Funikoshi is clearly talking about a pre-emptive strike.  He recommends that you strike a “vital point” which is not so different from Geoff Thompson recommending that you strike the jaw as it has a direct link to the brain.  He was trained for reality, not competition.  This is the part that has been overlooked in the way that so many people have trained for a number of decades.  I believe that this is largely because Karate has been dumbed down (see my 5 part video course if you haven’t already) and the fact that for such a long time Karate has been interpreted through the eyes of competition fighters.

Geoff Thompson and the other modern reality based martial arts teachers are not the first ones to train this way.  Clearly the old Okinawan masters did too.  However, after decades of being dumbed down for social and political reasons, Geoff and the other masters of reality based training have helped to bring the “lost” elements to help us make our training more complete.

Some people will (quite reasonably) have a concerns about the legalities of using a pre-emptive strike.  Firstly, as you can never be sure how far an attacker will go, it is best to make that you are still around to deal with the legalities.  No point being killed for the sake of worrying about going to court.

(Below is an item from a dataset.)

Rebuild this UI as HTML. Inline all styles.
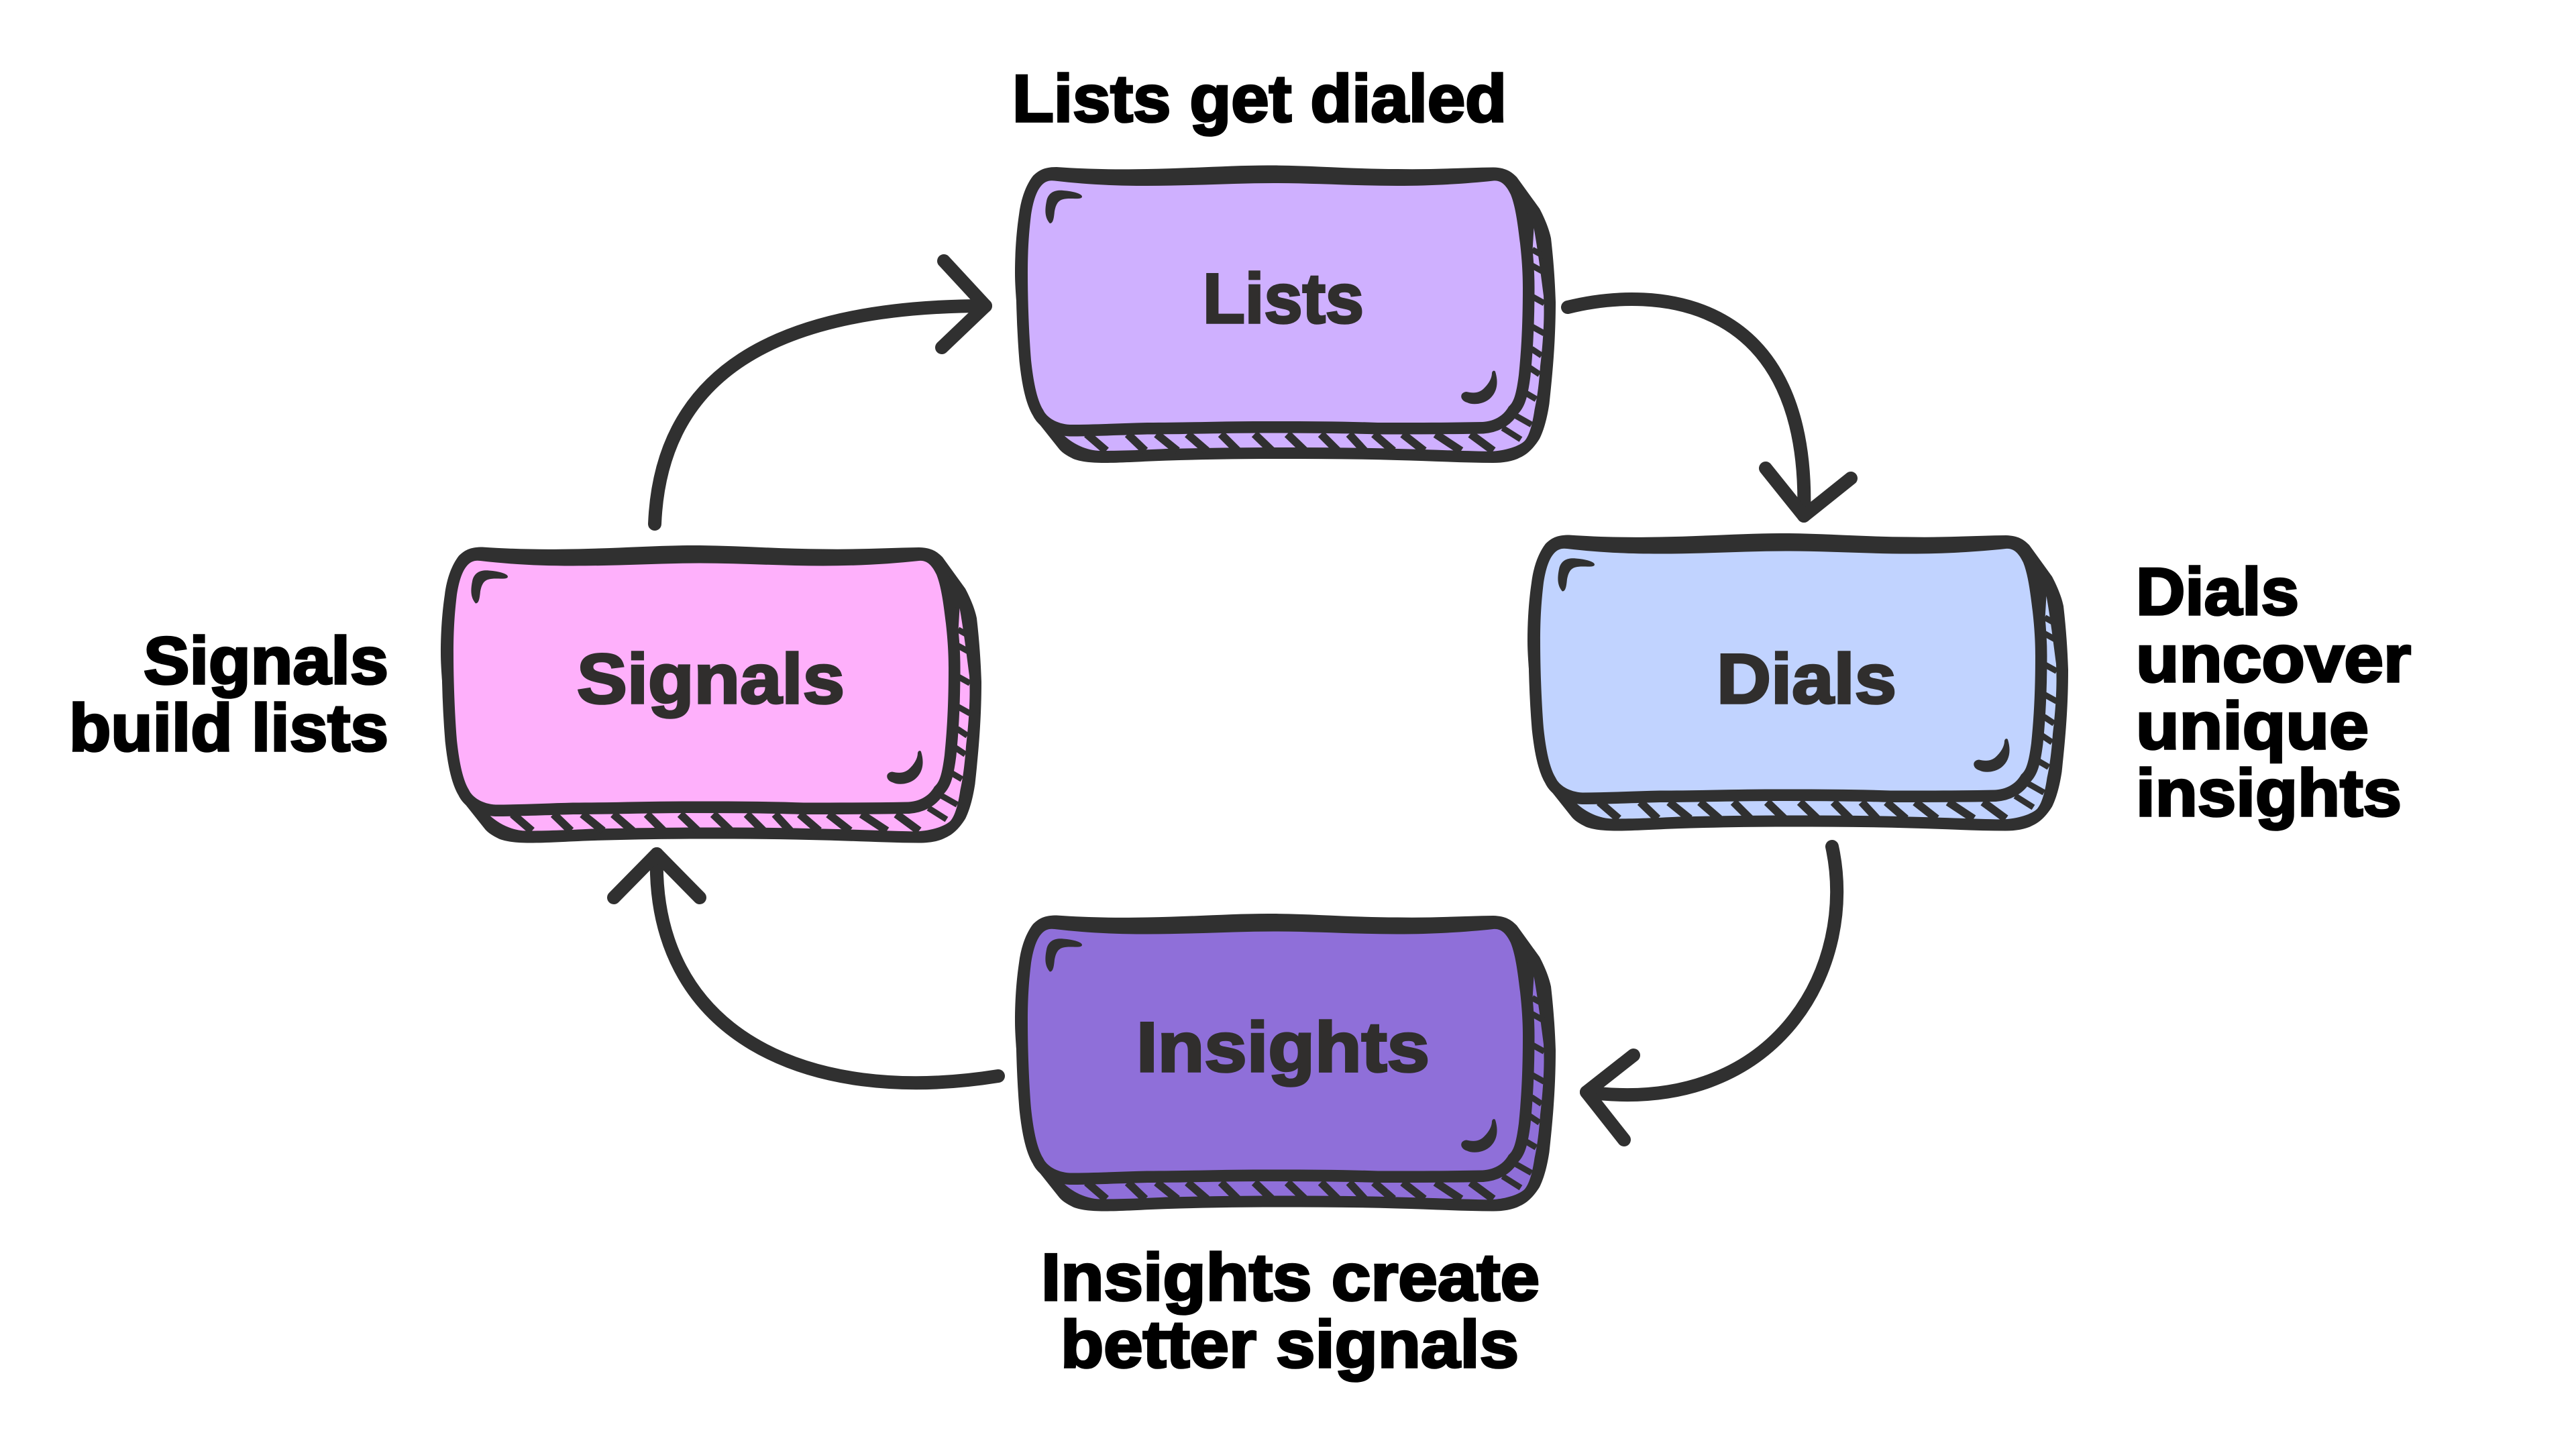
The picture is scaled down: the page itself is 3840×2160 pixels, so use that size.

Secondly, in the UK at least (and I suspect most other countries), if you feel that you are in a real danger of being harmed by a would-be attacker, you are legally entitled to use a pre-emptive strike.  I don’t know about other countries, but this is a defence that will stand in a British court.  However, you will have to give good reason why you thought that you were in very real and very imminent danger.  Somebody giving you a dodgy look will not be accepted.